▸ RECORDS TO PROCESS:
[BEGIN]

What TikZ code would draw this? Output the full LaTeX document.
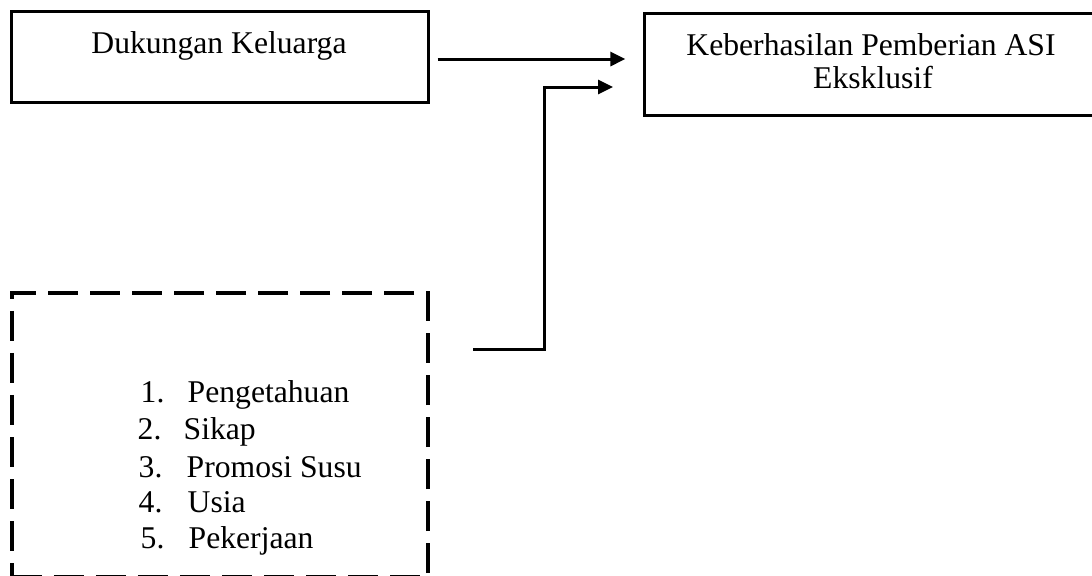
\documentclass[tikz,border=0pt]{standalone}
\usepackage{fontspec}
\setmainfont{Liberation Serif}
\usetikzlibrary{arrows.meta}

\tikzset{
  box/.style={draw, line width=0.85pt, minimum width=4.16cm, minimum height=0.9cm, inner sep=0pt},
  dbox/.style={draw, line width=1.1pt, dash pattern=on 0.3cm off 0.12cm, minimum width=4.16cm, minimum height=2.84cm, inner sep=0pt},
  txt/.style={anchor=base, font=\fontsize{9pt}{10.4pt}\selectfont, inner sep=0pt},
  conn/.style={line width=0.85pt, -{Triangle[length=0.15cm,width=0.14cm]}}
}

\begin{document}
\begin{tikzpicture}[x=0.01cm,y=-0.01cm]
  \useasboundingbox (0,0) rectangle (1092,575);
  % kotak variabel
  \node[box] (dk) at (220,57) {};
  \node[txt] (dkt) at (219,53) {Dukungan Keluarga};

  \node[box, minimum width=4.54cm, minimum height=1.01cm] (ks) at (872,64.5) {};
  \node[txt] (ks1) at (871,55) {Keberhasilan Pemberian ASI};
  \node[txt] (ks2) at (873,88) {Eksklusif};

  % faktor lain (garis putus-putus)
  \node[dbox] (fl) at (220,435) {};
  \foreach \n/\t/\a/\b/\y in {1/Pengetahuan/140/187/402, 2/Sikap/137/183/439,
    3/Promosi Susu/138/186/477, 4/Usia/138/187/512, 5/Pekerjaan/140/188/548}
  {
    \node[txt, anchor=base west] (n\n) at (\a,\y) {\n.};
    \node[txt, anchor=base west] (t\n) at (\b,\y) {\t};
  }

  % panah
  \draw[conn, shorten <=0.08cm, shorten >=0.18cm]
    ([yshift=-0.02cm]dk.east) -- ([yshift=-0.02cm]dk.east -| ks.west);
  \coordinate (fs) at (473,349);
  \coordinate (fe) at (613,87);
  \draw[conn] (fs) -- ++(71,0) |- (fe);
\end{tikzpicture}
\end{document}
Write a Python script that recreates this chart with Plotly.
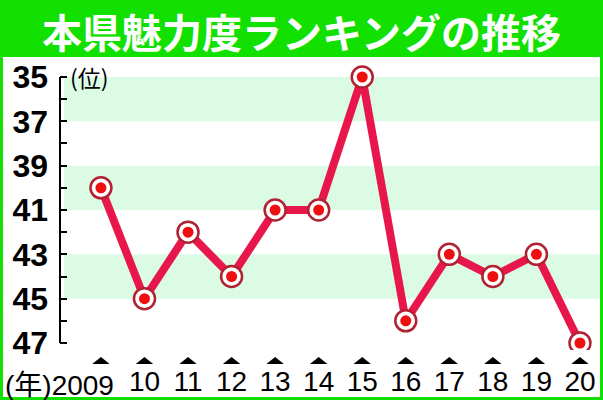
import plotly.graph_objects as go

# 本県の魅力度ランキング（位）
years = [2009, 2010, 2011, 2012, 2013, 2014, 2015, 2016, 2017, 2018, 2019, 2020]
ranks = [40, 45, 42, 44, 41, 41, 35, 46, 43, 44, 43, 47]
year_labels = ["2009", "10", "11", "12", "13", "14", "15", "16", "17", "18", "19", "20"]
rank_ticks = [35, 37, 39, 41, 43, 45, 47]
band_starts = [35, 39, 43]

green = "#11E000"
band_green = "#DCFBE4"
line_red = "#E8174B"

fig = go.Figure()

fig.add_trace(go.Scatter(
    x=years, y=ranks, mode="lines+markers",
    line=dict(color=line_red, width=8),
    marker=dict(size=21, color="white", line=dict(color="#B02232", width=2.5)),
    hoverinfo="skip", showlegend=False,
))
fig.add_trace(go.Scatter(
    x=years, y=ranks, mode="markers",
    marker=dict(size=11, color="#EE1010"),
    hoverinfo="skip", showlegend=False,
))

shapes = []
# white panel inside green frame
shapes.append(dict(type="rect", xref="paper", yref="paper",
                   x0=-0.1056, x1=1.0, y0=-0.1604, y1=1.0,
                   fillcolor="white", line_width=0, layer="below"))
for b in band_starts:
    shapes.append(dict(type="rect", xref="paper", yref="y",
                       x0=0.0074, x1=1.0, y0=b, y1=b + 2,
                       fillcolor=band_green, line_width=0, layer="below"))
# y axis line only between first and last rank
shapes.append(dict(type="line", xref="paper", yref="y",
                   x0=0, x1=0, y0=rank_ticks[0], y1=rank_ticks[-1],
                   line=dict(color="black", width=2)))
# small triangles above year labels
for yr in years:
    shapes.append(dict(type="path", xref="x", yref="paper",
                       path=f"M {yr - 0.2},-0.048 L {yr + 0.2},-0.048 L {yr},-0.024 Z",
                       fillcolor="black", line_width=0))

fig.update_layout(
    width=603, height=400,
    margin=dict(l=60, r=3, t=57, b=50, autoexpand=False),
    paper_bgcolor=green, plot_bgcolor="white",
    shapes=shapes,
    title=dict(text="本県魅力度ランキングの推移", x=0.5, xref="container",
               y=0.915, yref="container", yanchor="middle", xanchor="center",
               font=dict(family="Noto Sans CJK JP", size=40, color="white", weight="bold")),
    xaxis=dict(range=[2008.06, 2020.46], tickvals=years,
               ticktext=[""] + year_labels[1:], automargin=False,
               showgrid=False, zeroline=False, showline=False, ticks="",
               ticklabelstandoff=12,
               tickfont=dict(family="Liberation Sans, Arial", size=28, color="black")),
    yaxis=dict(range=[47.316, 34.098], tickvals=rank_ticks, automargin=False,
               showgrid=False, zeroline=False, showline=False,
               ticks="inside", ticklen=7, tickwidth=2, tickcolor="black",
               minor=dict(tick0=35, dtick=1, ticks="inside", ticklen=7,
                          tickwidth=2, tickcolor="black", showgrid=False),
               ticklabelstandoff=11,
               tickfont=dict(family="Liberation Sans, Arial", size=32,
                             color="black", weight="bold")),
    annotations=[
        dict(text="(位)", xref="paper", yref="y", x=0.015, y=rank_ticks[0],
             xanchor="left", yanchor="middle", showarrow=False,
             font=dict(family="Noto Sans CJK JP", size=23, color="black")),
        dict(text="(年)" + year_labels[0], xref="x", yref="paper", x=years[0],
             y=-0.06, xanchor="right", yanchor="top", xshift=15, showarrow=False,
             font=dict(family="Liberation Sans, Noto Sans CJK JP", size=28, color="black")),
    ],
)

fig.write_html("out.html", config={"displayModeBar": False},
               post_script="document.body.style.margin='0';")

[END]

▸ GIVEN INSTRUCTION:
Starting at the first line of the records above, set down each line exactly through the one that holds "band_starts = [35, 39, 43]". Omit pictures.

▸ OUTPUT FOR THIS EXERCISE:
What TikZ code would draw this? Output the full LaTeX document.
\documentclass[tikz,border=0pt]{standalone}
\usepackage{fontspec}
\setmainfont{Liberation Serif}
\usetikzlibrary{arrows.meta}

\tikzset{
  box/.style={draw, line width=0.85pt, minimum width=4.16cm, minimum height=0.9cm, inner sep=0pt},
  dbox/.style={draw, line width=1.1pt, dash pattern=on 0.3cm off 0.12cm, minimum width=4.16cm, minimum height=2.84cm, inner sep=0pt},
  txt/.style={anchor=base, font=\fontsize{9pt}{10.4pt}\selectfont, inner sep=0pt},
  conn/.style={line width=0.85pt, -{Triangle[length=0.15cm,width=0.14cm]}}
}

\begin{document}
\begin{tikzpicture}[x=0.01cm,y=-0.01cm]
  \useasboundingbox (0,0) rectangle (1092,575);
  % kotak variabel
  \node[box] (dk) at (220,57) {};
  \node[txt] (dkt) at (219,53) {Dukungan Keluarga};

  \node[box, minimum width=4.54cm, minimum height=1.01cm] (ks) at (872,64.5) {};
  \node[txt] (ks1) at (871,55) {Keberhasilan Pemberian ASI};
  \node[txt] (ks2) at (873,88) {Eksklusif};

  % faktor lain (garis putus-putus)
  \node[dbox] (fl) at (220,435) {};
  \foreach \n/\t/\a/\b/\y in {1/Pengetahuan/140/187/402, 2/Sikap/137/183/439,
    3/Promosi Susu/138/186/477, 4/Usia/138/187/512, 5/Pekerjaan/140/188/548}
  {
    \node[txt, anchor=base west] (n\n) at (\a,\y) {\n.};
    \node[txt, anchor=base west] (t\n) at (\b,\y) {\t};
  }

  % panah
  \draw[conn, shorten <=0.08cm, shorten >=0.18cm]
    ([yshift=-0.02cm]dk.east) -- ([yshift=-0.02cm]dk.east -| ks.west);
  \coordinate (fs) at (473,349);
  \coordinate (fe) at (613,87);
  \draw[conn] (fs) -- ++(71,0) |- (fe);
\end{tikzpicture}
\end{document}
Write a Python script that recreates this chart with Plotly.
import plotly.graph_objects as go

# 本県の魅力度ランキング（位）
years = [2009, 2010, 2011, 2012, 2013, 2014, 2015, 2016, 2017, 2018, 2019, 2020]
ranks = [40, 45, 42, 44, 41, 41, 35, 46, 43, 44, 43, 47]
year_labels = ["2009", "10", "11", "12", "13", "14", "15", "16", "17", "18", "19", "20"]
rank_ticks = [35, 37, 39, 41, 43, 45, 47]
band_starts = [35, 39, 43]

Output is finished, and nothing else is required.